Sodann kam Fischer auf das Jubiläumsjahr 2005 zu sprechen. Er erinnerte daran, dass Österreich vor wenigen Tagen das erste Jahrzehnt seiner Mitgliedschaft in der Europäischen Union vollendet hat. Ganz besonders wichtig sei die historische Tatsache, dass die Zweite Republik heuer auf einen erfolgreichen und friedlichen Weg von genau sechs Jahrzehnten zurückblicken könne. Der Bundespräsident wies darauf hin, dass es im Verlaufe dieses Jahres noch weitere wichtige Jubiläen geben wird, nicht zuletzt das halbe Jahrhundert seit dem Abschluss des Staatsvertrages, seit der Beschlussfassung über das Neutralitätsgesetz und seit dem Beitritt zu den Vereinten Nationen.

Ausgangspunkt der friedlichen und positiven Entwicklung der Zweiten Republik sei die Wiedergeburt eines demokratischen Gemeinwesens im Frühjahr 1945, also vor 60 Jahren, gewesen. Voraussetzung dafür war das Ende des grausamen und leidvollen Krieges. Auch das Ende der Gewaltherrschaft des Nationalsozialismus stehe mit diesem Datum in Verbindung und daher auch das Ende der Konzentrationslager und das Ende des Anschlusses, erinnerte der Bundespräsident. "Vor 60 Jahren gab es gewissermaßen den Triumph der rot-weiß-roten-Fahne über das Hakenkreuz, den Triumph der Demokratie über die Diktatur." Alle danach folgenden innen- und außenpolitischen Erfolge in der Zweiten Republik wären nicht möglich gewesen ohne die im Jahr der Wiedergeburt der Republik gemeinsam gelegten Grundsteine.

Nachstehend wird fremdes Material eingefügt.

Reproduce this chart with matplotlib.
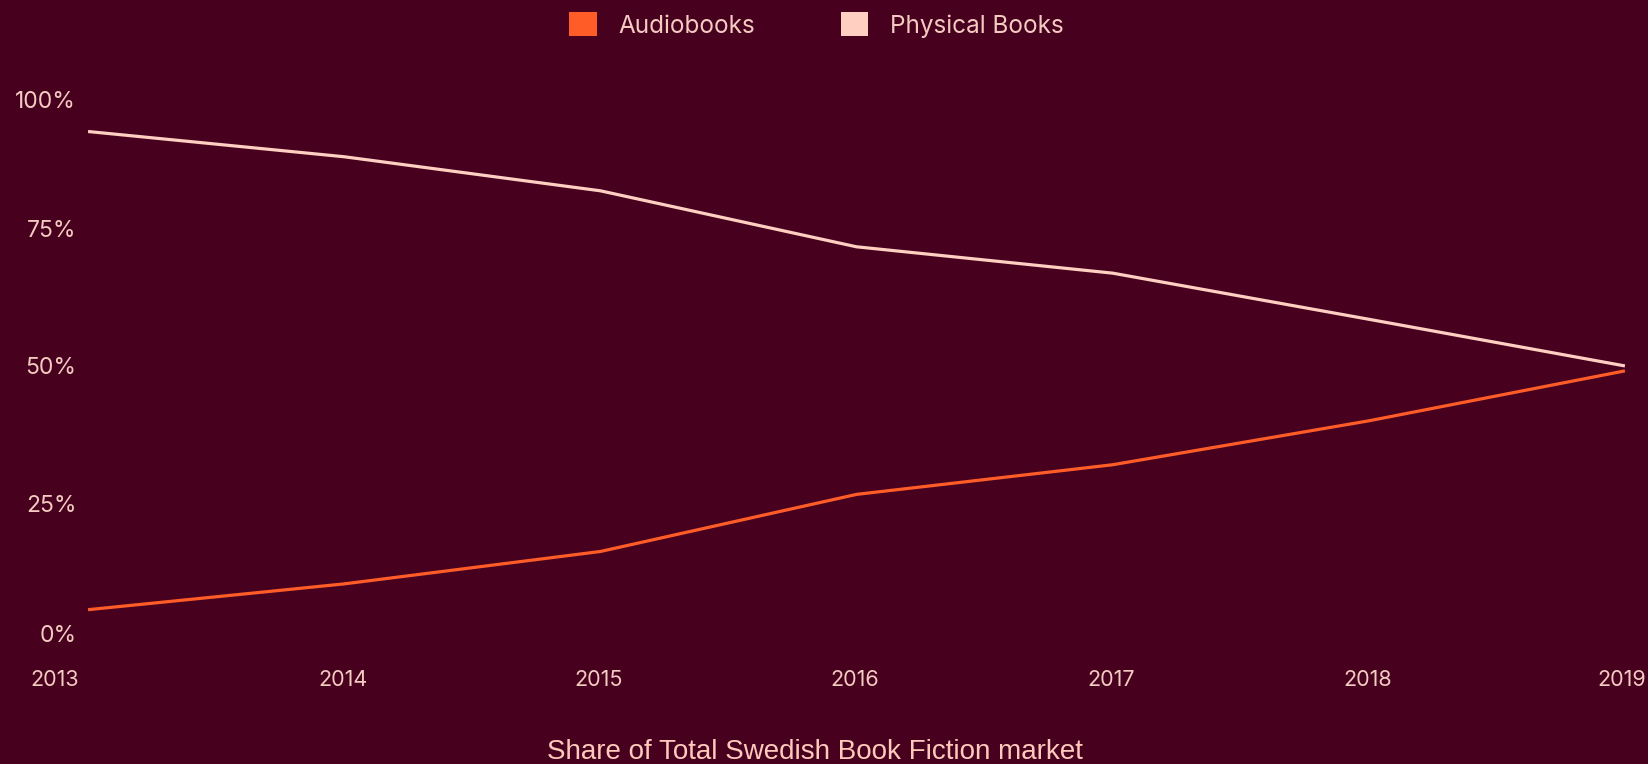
"""Audiobooks vs physical books, share of the Swedish fiction market."""

import matplotlib

matplotlib.use("Agg")
import matplotlib.pyplot as plt
from matplotlib.patches import Patch

years = [2013, 2014, 2015, 2016, 2017, 2018, 2019]
audiobooks = [5.8, 10.5, 16.4, 26.8, 32.2, 40.2, 49.3]
physical = [92.9, 88.3, 82.1, 71.9, 67.1, 58.7, 50.2]
y_ticks = [0, 25, 50, 75, 100]

BG = "#48001f"
ORANGE = "#ff5c28"
PINK = "#ffcfc2"
TEXT = "#f3cbc0"

plt.rcParams["font.family"] = ["Inter", "DejaVu Sans"]

fig = plt.figure(figsize=(16.49, 7.64), dpi=100, facecolor=BG)
ax = fig.add_axes([0.0534, 0.1603, 0.932, 0.7186], facecolor=BG)

ax.plot(years, physical, color=PINK, lw=2.3, clip_on=False, solid_capstyle="butt")
ax.plot(years, audiobooks, color=ORANGE, lw=2.3, clip_on=False, solid_capstyle="butt")

ax.set_xlim(years[0], years[-1])
ax.set_ylim(0, 100)
ax.set_xticks([])
ax.set_yticks([])
for side in ax.spines.values():
    side.set_visible(False)

# y labels; the outer two are nudged inward
for v in y_ticks:
    dy = -7 if v == 100 else (4 if v == 0 else -1)
    ax.annotate(f"{v}%", xy=(0, v), xycoords=("axes fraction", "data"),
                xytext=(-8.5, dy), textcoords="offset points",
                ha="right", va="center", fontsize=16.5, color=TEXT)

# x labels; the first is shifted left of its point
for yr in years:
    dx = -24 if yr == years[0] else (-2 if yr == years[-1] else -1)
    ax.annotate(str(yr), xy=(yr, 0), xycoords=("data", "axes fraction"),
                xytext=(dx, -27.5), textcoords="offset points",
                ha="center", va="center", fontsize=15.5, color=TEXT)

fig.text(814.5 / 1649, 1 - 752 / 764, "Share of Total Swedish Book Fiction market",
         ha="center", va="center", fontsize=20, color="#ffc9bb",
         family=["Liberation Sans", "DejaVu Sans"])

handles = [Patch(facecolor=ORANGE, edgecolor="none", label="Audiobooks"),
           Patch(facecolor=PINK, edgecolor="none", label="Physical Books")]
fig.legend(handles=handles, loc="center", bbox_to_anchor=(816.5 / 1649, 1 - 25 / 764),
           ncol=2, frameon=False, fontsize=17.5, labelcolor=TEXT,
           handlelength=1.15, handleheight=1.15, handletextpad=0.9,
           columnspacing=3.5)

fig.savefig("out.png", dpi=100, facecolor=BG)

Man dürfe sich aber nicht in Versuchung führen lassen, die Erfolge der Vergangenheit als Garantieschein für eine bequeme Zukunft zu betrachten, gab der Bundespräsident zu bedenken. Der Blick auf eine positive Vergangenheit sei natürlich ein Grund zur Freude, aber der Blick in die Zukunft sei etwas anderes, allein schon deshalb, weil die Zukunft immer in Varianten gedacht werden müsse. Die Zukunft sei mit Anstrengungen und Unsicherheiten verbunden. "Unsere Aufgabe und unser Recht ist es, aus der Vergangenheit zu lernen und daraus den Mut zur Zukunft zu schöpfen. Unsere Aufgabe ist es auch, Risken richtig einzuschätzen und nach Möglichkeit zu begrenzen."

Mit den Jubiläen, mit den Gedenkveranstaltungen und Feiern im Laufe des Jahres 2005 werde man letztlich nur dann zufrieden sein, wenn man den Rückblick in den Dienst der Zukunft stelle und wenn man den richtigen Maßstab für die Beurteilung von Vergangenheit, Gegenwart und Zukunft zu findet, sagte Fischer.

Das alles könne aber nicht das Werk einzelner Personen, einzelner Parteien oder einzelner Institutionen sein. Es könne nur gelingen, wenn sich alle gemeinsam bemühen und gemeinsam daran arbeiten. "Um diese Gemeinsamkeit darf ich Sie bitten, aus Respekt vor den großen Leistungen der Wiederaufbaugenerationen, aber auch aus Respekt vor der Größe der vor uns liegenden Aufgaben. Unserer Heimat, der Republik Österreich, und damit Ihnen allen wünsche ich eine gute und friedliche Zukunft."

Nach der Rede des Bundespräsidenten wurde erstmals ein kurzer Auszug aus einer großen zeitgeschichtlichen ORF-Dokumentationsreihe zum Jahr 2005 präsentiert, in der Hugo Portisch mit zum Teil noch nie veröffentlichten Bildern und Dokumenten nachzeichnet, wie "Österreich vom halb zerstörten Land zum drittreichsten Land Europas werden konnte".